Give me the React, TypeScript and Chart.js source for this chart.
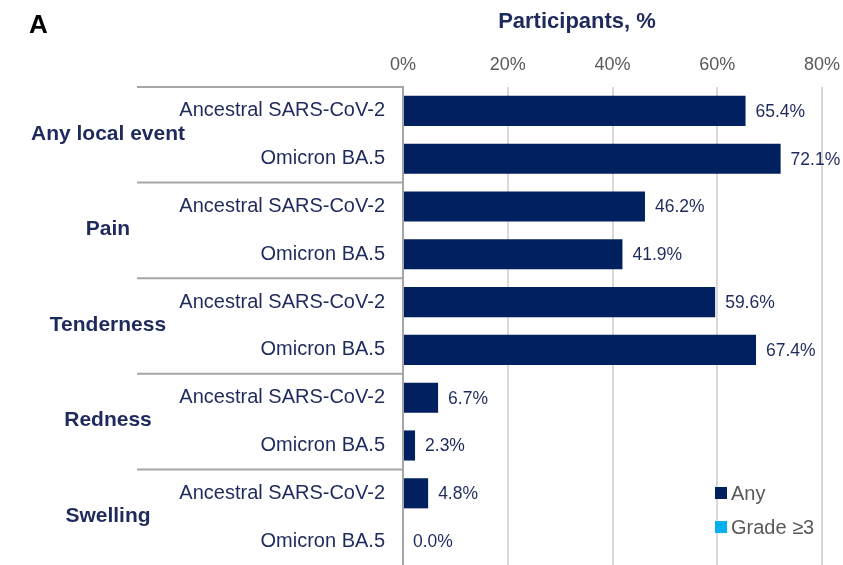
---
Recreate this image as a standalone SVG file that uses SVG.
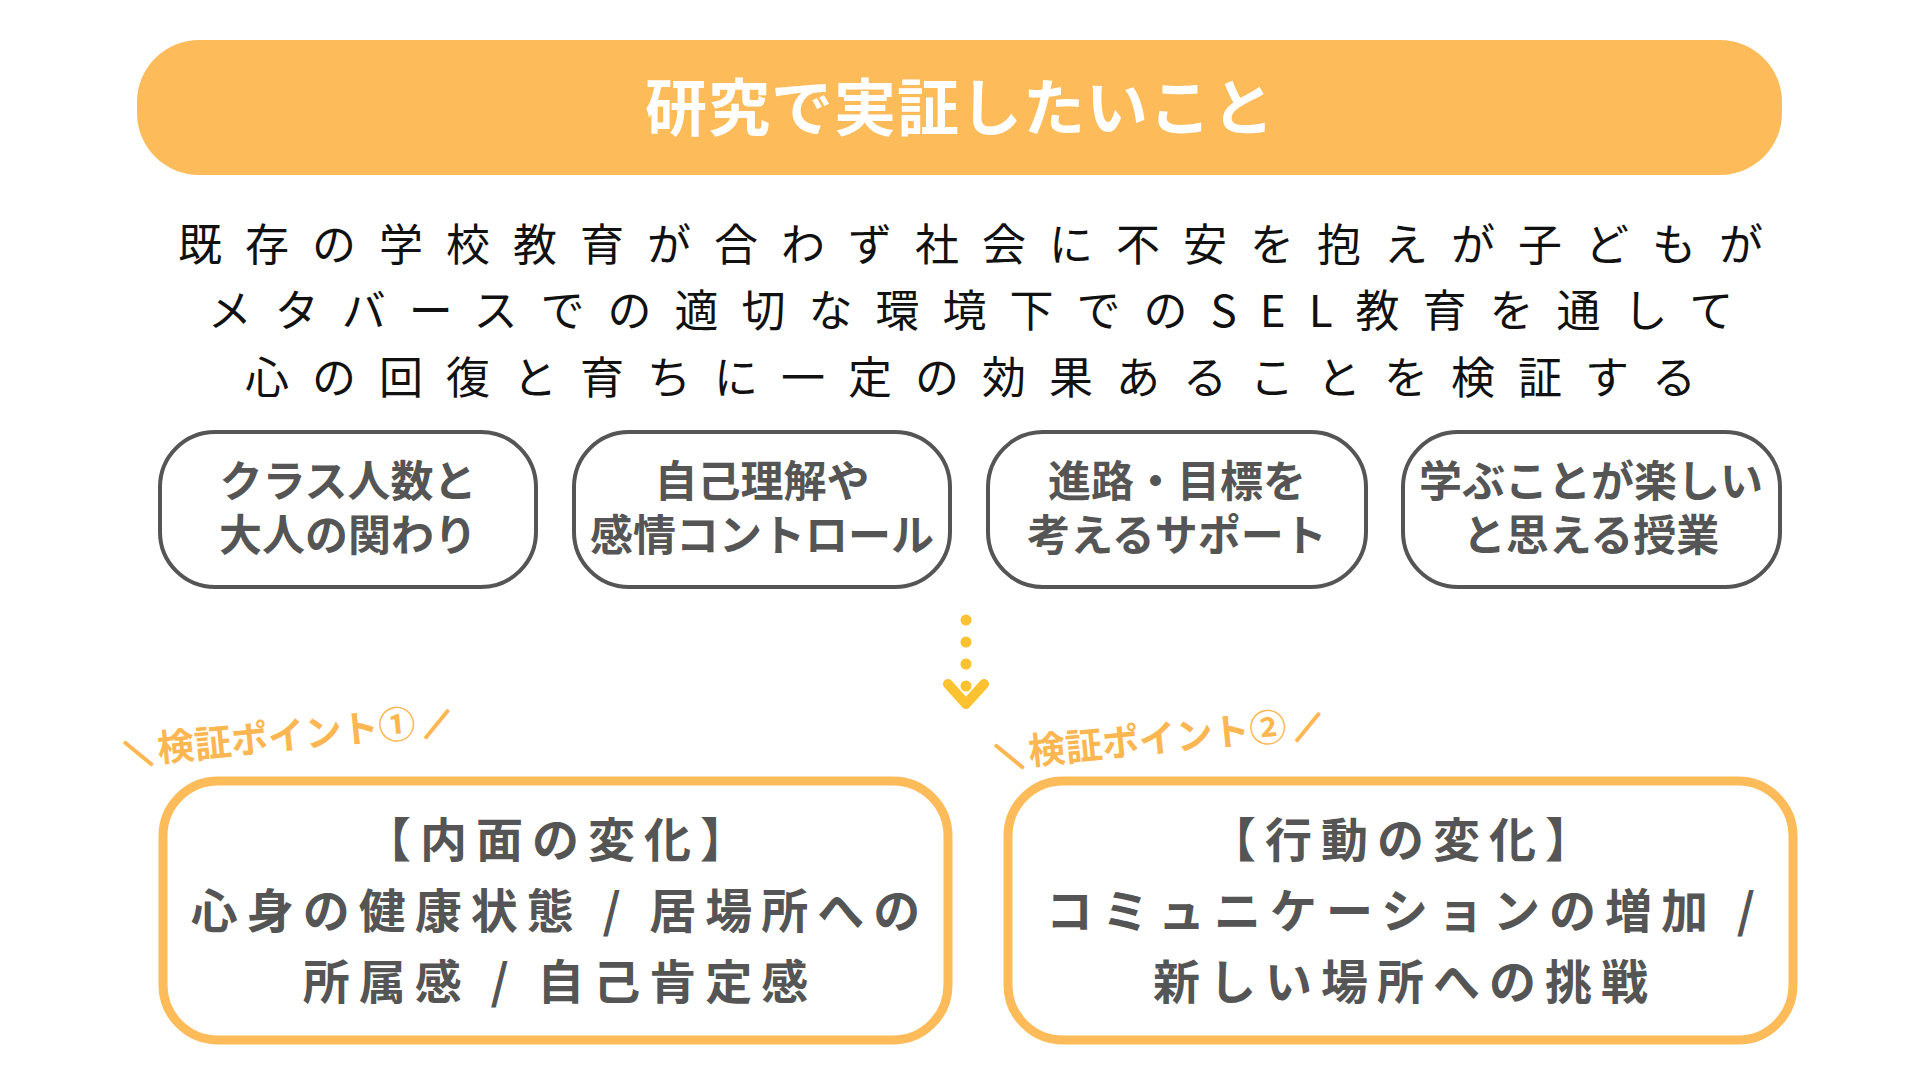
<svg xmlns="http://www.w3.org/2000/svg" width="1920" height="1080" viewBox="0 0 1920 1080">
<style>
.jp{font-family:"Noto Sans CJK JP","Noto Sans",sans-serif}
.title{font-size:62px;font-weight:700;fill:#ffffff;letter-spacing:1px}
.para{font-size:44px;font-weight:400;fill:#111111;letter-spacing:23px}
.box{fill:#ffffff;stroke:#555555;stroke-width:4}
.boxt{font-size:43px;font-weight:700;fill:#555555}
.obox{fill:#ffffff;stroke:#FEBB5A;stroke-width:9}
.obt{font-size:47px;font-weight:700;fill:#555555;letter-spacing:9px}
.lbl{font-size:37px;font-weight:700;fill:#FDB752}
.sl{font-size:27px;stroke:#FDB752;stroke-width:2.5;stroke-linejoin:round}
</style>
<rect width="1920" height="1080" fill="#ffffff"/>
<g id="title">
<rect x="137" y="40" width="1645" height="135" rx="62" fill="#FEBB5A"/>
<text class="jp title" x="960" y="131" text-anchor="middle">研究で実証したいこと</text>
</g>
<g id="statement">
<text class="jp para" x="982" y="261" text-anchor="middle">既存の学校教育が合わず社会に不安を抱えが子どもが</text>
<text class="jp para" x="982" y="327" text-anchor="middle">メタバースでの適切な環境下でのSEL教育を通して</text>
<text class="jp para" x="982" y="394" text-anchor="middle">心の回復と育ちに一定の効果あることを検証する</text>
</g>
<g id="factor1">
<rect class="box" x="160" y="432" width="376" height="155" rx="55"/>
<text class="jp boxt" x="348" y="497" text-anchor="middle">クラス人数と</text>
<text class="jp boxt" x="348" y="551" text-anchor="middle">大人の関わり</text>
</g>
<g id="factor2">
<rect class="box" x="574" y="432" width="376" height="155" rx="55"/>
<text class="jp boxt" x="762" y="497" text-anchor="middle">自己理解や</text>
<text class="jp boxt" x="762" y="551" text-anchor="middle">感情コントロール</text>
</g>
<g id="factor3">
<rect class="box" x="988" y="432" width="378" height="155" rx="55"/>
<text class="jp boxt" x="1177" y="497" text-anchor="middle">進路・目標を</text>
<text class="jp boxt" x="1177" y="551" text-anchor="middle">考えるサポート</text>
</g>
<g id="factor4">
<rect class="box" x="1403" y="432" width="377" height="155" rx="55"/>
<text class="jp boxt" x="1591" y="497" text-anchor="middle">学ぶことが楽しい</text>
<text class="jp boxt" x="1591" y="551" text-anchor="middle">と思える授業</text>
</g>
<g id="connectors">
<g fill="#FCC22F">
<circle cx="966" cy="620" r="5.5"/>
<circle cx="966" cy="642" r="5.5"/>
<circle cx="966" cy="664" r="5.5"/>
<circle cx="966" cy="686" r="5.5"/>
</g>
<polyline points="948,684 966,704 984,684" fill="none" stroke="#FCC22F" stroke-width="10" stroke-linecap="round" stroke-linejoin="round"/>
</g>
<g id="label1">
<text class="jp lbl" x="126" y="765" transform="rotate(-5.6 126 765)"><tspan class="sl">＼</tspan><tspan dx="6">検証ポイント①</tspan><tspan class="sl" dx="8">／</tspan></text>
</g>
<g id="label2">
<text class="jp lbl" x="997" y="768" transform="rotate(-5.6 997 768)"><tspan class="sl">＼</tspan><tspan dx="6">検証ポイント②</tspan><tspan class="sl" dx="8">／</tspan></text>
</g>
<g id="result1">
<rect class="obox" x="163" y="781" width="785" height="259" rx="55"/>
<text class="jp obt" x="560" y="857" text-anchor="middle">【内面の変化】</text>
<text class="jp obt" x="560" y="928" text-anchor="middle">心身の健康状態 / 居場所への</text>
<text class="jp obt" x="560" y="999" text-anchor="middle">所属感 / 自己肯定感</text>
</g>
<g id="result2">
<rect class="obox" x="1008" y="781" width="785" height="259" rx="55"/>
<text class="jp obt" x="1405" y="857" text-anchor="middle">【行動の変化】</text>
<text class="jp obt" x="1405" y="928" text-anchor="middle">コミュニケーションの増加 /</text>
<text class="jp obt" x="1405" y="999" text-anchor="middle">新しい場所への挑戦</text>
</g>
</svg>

## Problem
Reproduce each line holding the word "this".

## Response
Give me the React, TypeScript and Chart.js source for this chart.
Recreate this image as a standalone SVG file that uses SVG.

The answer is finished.